Here are some ways to implement Bulkhead:

  • Separate thread pools for different services
  • Dedicated connection pools per dependency
  • Isolation through containerization

A simple thread pool implementation might look like this:


public class BulkheadExecutor {
    private final Map<String, ExecutorService> executors = new ConcurrentHashMap<>();

    public <T> CompletableFuture<T> execute(String serviceName, Callable<T> task) {
        ExecutorService executor = executors.computeIfAbsent(serviceName,
            k -> Executors.newFixedThreadPool(10)); // Limit of 10 threads per service
        return CompletableFuture.supplyAsync(() -> {
            try {
                return task.call();
            } catch (Exception e) {
                throw new CompletionException(e);
            }
        }, executor);
    }
}

Bulkhead is your go-to pattern when you want to:

  • Prevent one misbehaving service from hogging all resources
  • Isolate critical services from non-critical ones
  • Maintain system stability during partial outages

Putting It All Together: The Reliability Dream Team

Now, here's where the magic happens. These patterns are good on their own, but they're unstoppable when combined. Imagine a system where:

  1. Retry attempts to recover from transient failures
  2. Circuit Breaker prevents overloading failing services
  3. Bulkhead ensures one service's failure doesn't bring down the entire system

It's like having a self-healing, self-protecting microservices ecosystem. Let's see how this might look in practice:


public class ReliableService {
    private final CircuitBreaker circuitBreaker = new CircuitBreaker();
    private final BulkheadExecutor bulkhead = new BulkheadExecutor();

    public CompletableFuture<Response> call(String serviceName, String url) {
        return bulkhead.execute(serviceName, () -> 
            circuitBreaker.call(() -> retry(() -> httpClient.get(url)))
        );
    }

    private Response retry(Supplier<Response> action) {
        // Retry logic here
    }
}

Tools of the Trade: Hystrix and Resilience4j

While rolling your own implementations is fun (and educational), in the real world, you'll want battle-tested libraries.
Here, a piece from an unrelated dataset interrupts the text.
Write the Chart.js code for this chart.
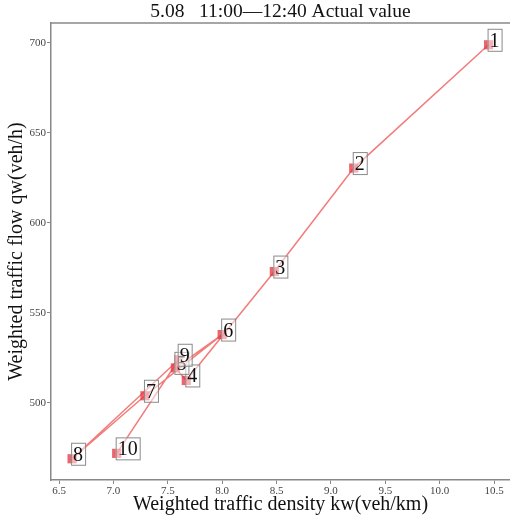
<!DOCTYPE html>
<html>
<head>
<meta charset="utf-8">
<script src="https://cdn.jsdelivr.net/npm/chart.js@4/dist/chart.umd.min.js"></script>
<style>
  body { margin: 0; background: #fff; }
  #wrap { width: 510px; height: 519px; }
</style>
</head>
<body>
<div id="wrap"><canvas id="flowChart"></canvas></div>
<script>
    // 10-minute samples, numbered in time order
    var pointLabels = ['1', '2', '3', '4', '5', '6', '7', '8', '9', '10'];
    var densityKw = [10.45, 9.21, 8.48, 7.67, 7.57, 8.0, 7.29, 6.62, 7.6, 7.03];
    var flowQw = [699, 630.5, 573, 512.5, 519.5, 538, 504, 469, 524, 472];

    var chartTitle = '5.08   11:00\u201412:40 Actual value';
    var serif = '"Liberation Serif", "Times New Roman", serif';

    // numbered boxes next to each point
    var boxLabels = {
        id: 'boxLabels',
        afterDatasetsDraw: function (chart) {
            var ctx = chart.ctx;
            var meta = chart.getDatasetMeta(0);
            ctx.save();
            ctx.font = '20px ' + serif;
            meta.data.forEach(function (pt, i) {
                var txt = pointLabels[i];
                var w = ctx.measureText(txt).width + 4;
                var left = pt.x - 1, top = pt.y - 16, h = 22;
                ctx.fillStyle = 'rgba(255,255,255,0.5)';
                ctx.fillRect(left, top, w, h);
                ctx.strokeStyle = '#8a8a8a';
                ctx.lineWidth = 1;
                ctx.strokeRect(left + 0.5, top + 0.5, w, h);
                ctx.fillStyle = '#111';
                ctx.fillText(txt, left + 2, top + 18);
            });
            ctx.restore();
        }
    };

    // top frame line and the title centred over the plot box
    var frameAndTitle = {
        id: 'frameAndTitle',
        afterDraw: function (chart) {
            var a = chart.chartArea, ctx = chart.ctx;
            ctx.save();
            ctx.strokeStyle = '#888';
            ctx.lineWidth = 1.5;
            ctx.beginPath();
            ctx.moveTo(a.left, a.top);
            ctx.lineTo(a.right, a.top);
            ctx.stroke();
            ctx.fillStyle = '#111';
            ctx.font = '19.5px ' + serif;
            ctx.textAlign = 'center';
            ctx.textBaseline = 'middle';
            ctx.fillText(chartTitle, (a.left + a.right) / 2, 12);
            ctx.restore();
        }
    };

    var points = densityKw.map(function (k, i) { return { x: k, y: flowQw[i] }; });

    var ctx = document.getElementById('flowChart').getContext('2d');
    var myChart = new Chart(ctx, {
        type: 'scatter',
        data: {
            datasets: [{
                data: points,
                showLine: true,
                borderColor: 'rgba(240,100,100,0.85)',
                borderWidth: 1.5,
                pointStyle: 'rect',
                pointRadius: 6.5,
                pointBackgroundColor: 'rgba(230,50,60,0.75)',
                pointBorderWidth: 0
            }]
        },
        options: {
            responsive: true,
            maintainAspectRatio: false,
            animation: false,
            layout: { autoPadding: false, padding: { top: 23, right: 0, left: 0, bottom: 0 } },
            plugins: {
                legend: { display: false },
                tooltip: { enabled: false },
                title: { display: false }
            },
            scales: {
                x: {
                    type: 'linear',
                    min: 6.426,
                    max: 10.647,
                    afterFit: function (s) { s.height = 39; s.paddingLeft = 0; s.paddingRight = 0; },
                    border: { color: '#888', width: 1.5 },
                    grid: { drawOnChartArea: false, tickLength: 4, color: '#888' },
                    ticks: {
                        stepSize: 0.5,
                        includeBounds: false,
                        padding: 1,
                        color: '#444',
                        font: { family: serif, size: 11 },
                        maxRotation: 0,
                        callback: function (v) { return v.toFixed(1); }
                    },
                    title: {
                        display: true,
                        text: 'Weighted traffic density kw(veh/km)',
                        color: '#111',
                        font: { family: serif, size: 20 },
                        padding: { top: 0, bottom: 2 }
                    }
                },
                y: {
                    min: 457.2,
                    max: 711.1,
                    afterFit: function (s) { s.width = 51; s.paddingTop = 0; s.paddingBottom = 0; },
                    border: { color: '#888', width: 1.5 },
                    grid: { drawOnChartArea: false, tickLength: 4, color: '#888' },
                    ticks: {
                        stepSize: 50,
                        includeBounds: false,
                        padding: 1,
                        color: '#444',
                        font: { family: serif, size: 11 }
                    },
                    title: {
                        display: true,
                        text: 'Weighted traffic flow qw(veh/h)',
                        color: '#111',
                        font: { family: serif, size: 20 },
                        padding: { top: 5, bottom: 0 }
                    }
                }
            }
        },
        plugins: [boxLabels, frameAndTitle]
    });
</script>
</body>
</html>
Enter Hystrix and Resilience4j.

Netflix Hystrix

The OG of reliability libraries, Hystrix was born from Netflix's need to tame the chaos of their microservices jungle. Although it's in maintenance mode now, it's still widely used and worth understanding.


public class CommandHelloWorld extends HystrixCommand<String> {

    private final String name;

    public CommandHelloWorld(String name) {
        super(HystrixCommandGroupKey.Factory.asKey("ExampleGroup"));
        this.name = name;
    }

    @Override
    protected String run() {
        return "Hello " + name + "!";
    }
}

String s = new CommandHelloWorld("Bob").execute();
Future<String> f = new CommandHelloWorld("Bob").queue();
Observable<String> o = new CommandHelloWorld("Bob").observe();

Resilience4j

The new kid on the block, Resilience4j is lightweight, modular, and designed for Java 8 and functional programming. It's gaining popularity fast, especially in Spring Boot applications.


CircuitBreaker circuitBreaker = CircuitBreaker.ofDefaults("backendService");
Retry retry = Retry.ofDefaults("backendService");

Supplier<String> decoratedSupplier = CircuitBreaker
    .decorateSupplier(circuitBreaker, backendService::doSomething);

decoratedSupplier = Retry
    .decorateSupplier(retry, decoratedSupplier);

String result = Try.ofSupplier(decoratedSupplier)
    .recover(throwable -> "Hello from Recovery").get();

Monitoring and Testing: Trust, but Verify

Implementing these patterns is only half the battle. To truly master the art of microservices reliability, you need to:

  • Monitor your services religiously (Prometheus + Grafana FTW)
  • Implement thorough logging (ELK stack, anyone?)
  • Conduct chaos engineering experiments (Netflix's Chaos Monkey says hi)

Remember: a system is only as reliable as your ability to verify its reliability.

Wrapping Up: Your Microservices Safety Net

There you have it - your guide to walking the microservices tightrope without falling into the abyss of distributed chaos. Remember:

  • Retry for optimism
  • Circuit Breaker for pragmatism
  • Bulkhead for isolation

Combine these patterns, use battle-tested libraries, monitor relentlessly, and you'll be well on your way to building a microservices architecture that can weather any storm.

Now go forth and distribute with confidence! And remember, in the world of microservices, paranoia is not just a virtue - it's a survival skill.